I watched and anime and read a manga with a title in English "Knights and Magic", it's was basically about a mecha otaku who gets turned into a little kid who also becomes the king of mecha engineering. It had tons of female characters but they don't behave like haren lovers of the main character, they are just "there".

Quote:
A lot of Isekai, I feel, is about individuals trying to feel validated and useful, to have their odd obsessions become something that's dignified. Now, this is by no means a new reading or anything but what I find interesting here is that this hints to a very fundamental dissatisfaction that never truly turns into anger. Their dream is not becoming a super hero or superpowerful person in the normal world and then realizing all their power fantasies here. If that was the case, then you could say that this kind of story is somewhat proto-revolutionary, in the sense that it holds a desire that things could be improved. But no, the desire is always to go to another world and I believe that may come, in part, to a thought that maybe this world isn't worth it and can't really be salvaged at all. "What's the point of being supremely powerful here, this world just isn't worth the effort". There's a deep disillusion with reality so going to another world where other rules apply is the only true exit.
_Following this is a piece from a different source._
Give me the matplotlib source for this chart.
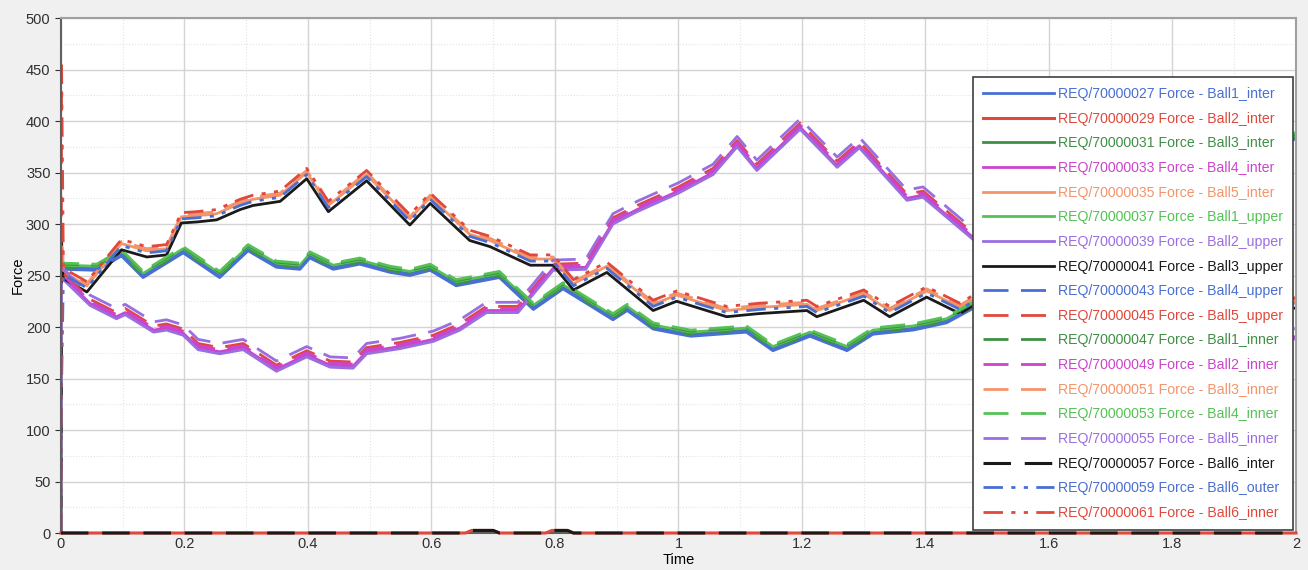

When I think about isekai in that sense, I wonder how it relates to japanese politics and a larger feeling that things have been the same for very long and don't necessarily seem like they may change anytime soon.


I wouldn't go that far. People love fantasy, what isekai does is that the main character is aware that he is in a world that is not his original world. It's just escapism from there on: although some like Shield Hero are a bit like deconstruction of the genre. Overall, there is great variety in isekai stories these days. Some are just slice of life with videogames (Bofuri) while others take themselves more seriously.

But I guess it's all about entertainment and as many young people in East Asian countries grow up playing fantasy RPGs then the natural evolution is fiction about people living in fantasy RPG world's.